GIVEN INSTRUCTION: List each line of the data that holds the word "React".

ROWS:
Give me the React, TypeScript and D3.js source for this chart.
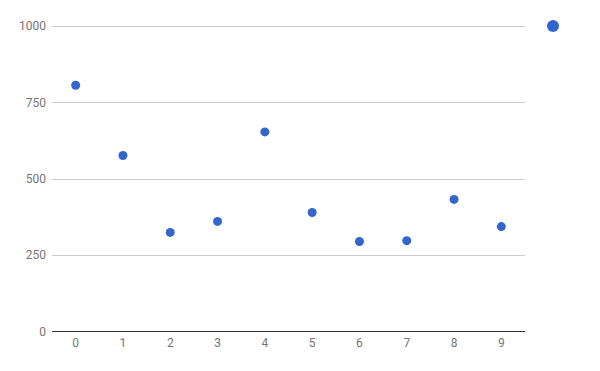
import React from "react";
import * as d3 from "d3";

const categories = [0, 1, 2, 3, 4, 5, 6, 7, 8, 9];
const values = [806, 576, 324, 360, 653, 389, 294, 297, 432, 343];
const yTicks = [0, 250, 500, 750, 1000];

export default function App() {
  const W = 600, H = 371;
  const left = 52, right = 525, top = 26, bottom = 331.3;
  const x = d3.scaleLinear().domain([-0.5, 9.5]).range([left, right]);
  const y = d3.scaleLinear().domain([0, 1000]).range([bottom, top]);
  const font = "Roboto, Arial, sans-serif";
  return (
    <svg width={W} height={H} style={{ position: "absolute", left: 0, top: 0, background: "#fff" }}>
      {yTicks.map((t) => (
        <g key={t}>
          {t !== 0 && (
            <line x1={left} x2={right} y1={Math.round(y(t)) + 0.5} y2={Math.round(y(t)) + 0.5} stroke="#cccccc" strokeWidth={1} />
          )}
          <text x={46} y={y(t)} dy="0.35em" textAnchor="end" fontFamily={font} fontSize={12} fill="#757575">
            {t}
          </text>
        </g>
      ))}
      <line x1={left} x2={right} y1={Math.round(y(0)) + 0.5} y2={Math.round(y(0)) + 0.5} stroke="#333333" strokeWidth={1} />
      {categories.map((c) => (
        <text key={c} x={x(c)} y={347} textAnchor="middle" fontFamily={font} fontSize={12} fill="#757575">
          {c}
        </text>
      ))}
      {categories.map((c, i) => (
        <circle key={c} cx={x(c)} cy={y(values[i])} r={4.5} fill="#3366cc" />
      ))}
      <circle cx={553} cy={26} r={6} fill="#3366cc" />
    </svg>
  );
}
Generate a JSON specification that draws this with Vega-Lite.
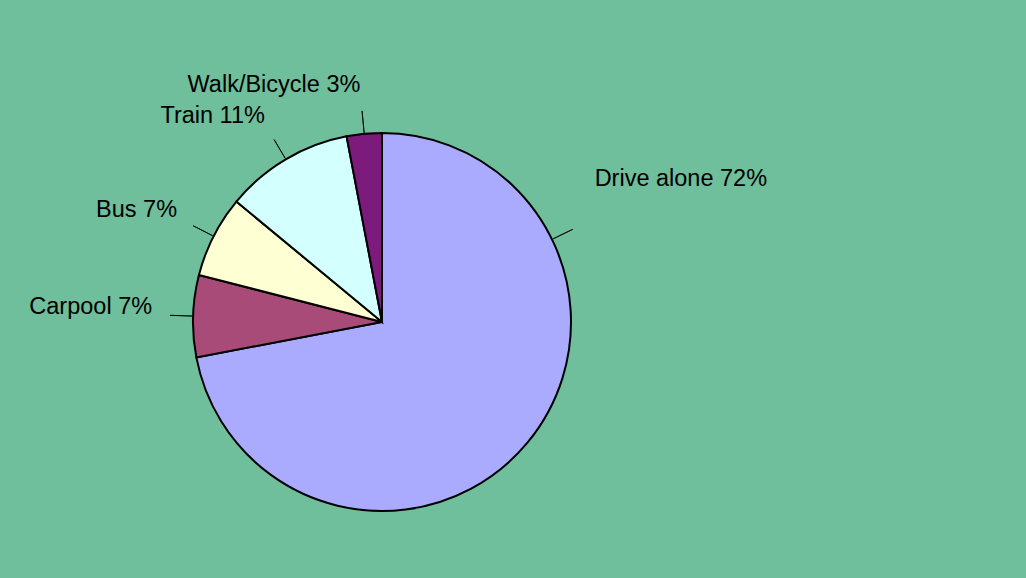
{
  "$schema": "https://vega.github.io/schema/vega-lite/v6.json",
  "width": 378,
  "height": 378,
  "autosize": {"type": "none"},
  "padding": {"left": 193, "top": 133, "right": 455, "bottom": 67},
  "background": "#6fbe9c",
  "config": {"view": {"stroke": null}, "text": {"font": "Liberation Sans"}},
  "data": {
    "values": [
      {"mode": "Drive alone", "pct": 72, "order": 1},
      {"mode": "Carpool", "pct": 7, "order": 2},
      {"mode": "Bus", "pct": 7, "order": 3},
      {"mode": "Train", "pct": 11, "order": 4},
      {"mode": "Walk/Bicycle", "pct": 3, "order": 5}
    ]
  },
  "transform": [
    {"stack": "pct", "groupby": [], "sort": [{"field": "order", "order": "ascending"}], "as": ["v0", "v1"]},
    {"calculate": "(datum.v0 + datum.v1) / 2", "as": "mid"},
    {"calculate": "datum.mode + ' ' + datum.pct + '%'", "as": "label"}
  ],
  "layer": [
    {
      "mark": {"type": "arc", "stroke": "black", "strokeWidth": 2, "radius": 189},
      "encoding": {
        "theta": {"field": "v0", "type": "quantitative", "stack": null, "scale": {"domain": [0, 100]}},
        "theta2": {"field": "v1"},
        "color": {
          "field": "mode",
          "type": "nominal",
          "scale": {
            "domain": ["Drive alone", "Carpool", "Bus", "Train", "Walk/Bicycle"],
            "range": ["#aaaaff", "#a94b78", "#ffffd4", "#d4ffff", "#7c1b7b"]
          },
          "legend": null
        }
      }
    },
    {
      "transform": [{"filter": "datum.mode != 'Drive alone'"}],
      "mark": {"type": "arc", "radius": 212, "radius2": 190, "fill": null, "stroke": "black", "strokeWidth": 0.8},
      "encoding": {
        "theta": {"field": "mid", "type": "quantitative", "stack": null},
        "theta2": {"field": "mid"}
      }
    },
    {
      "transform": [{"filter": "datum.mode != 'Drive alone'"}],
      "mark": {"type": "text", "radius": 230, "align": "right", "baseline": "middle", "dy": -8, "fontSize": 23.5, "color": "black"},
      "encoding": {
        "theta": {"field": "mid", "type": "quantitative", "stack": null},
        "text": {"field": "label"}
      }
    },
    {
      "transform": [{"filter": "datum.mode == 'Drive alone'"}],
      "mark": {"type": "text", "radius": 256, "align": "left", "baseline": "middle", "fontSize": 23.5, "color": "black"},
      "encoding": {
        "theta": {"datum": 15.6},
        "text": {"field": "label"}
      }
    },
    {
      "transform": [{"filter": "datum.mode == 'Drive alone'"}],
      "mark": {"type": "arc", "radius": 212, "radius2": 190, "fill": null, "stroke": "black", "strokeWidth": 0.8},
      "encoding": {
        "theta": {"datum": 17.8},
        "theta2": {"datum": 17.8}
      }
    }
  ]
}
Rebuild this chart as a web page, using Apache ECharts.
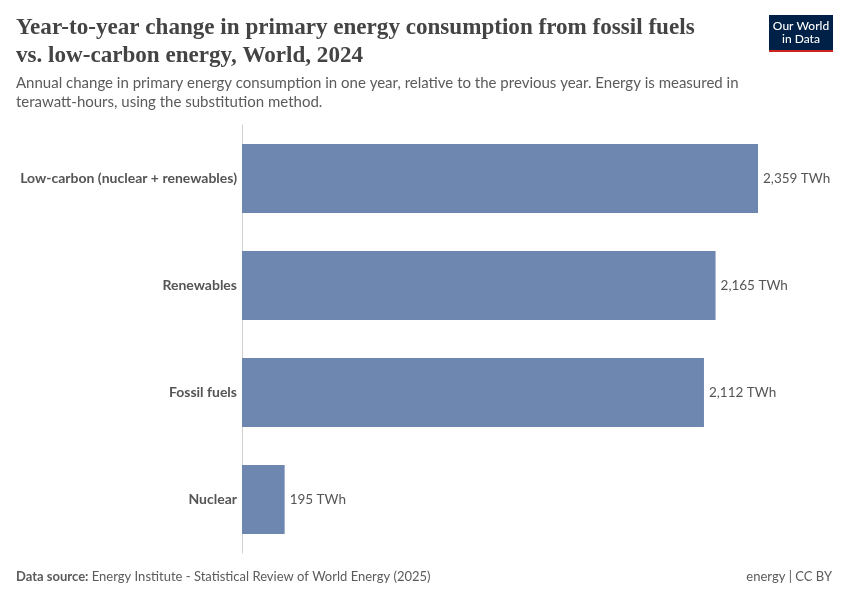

RESULT OF THE TASK:
Give me the React, TypeScript and D3.js source for this chart.
import React from "react";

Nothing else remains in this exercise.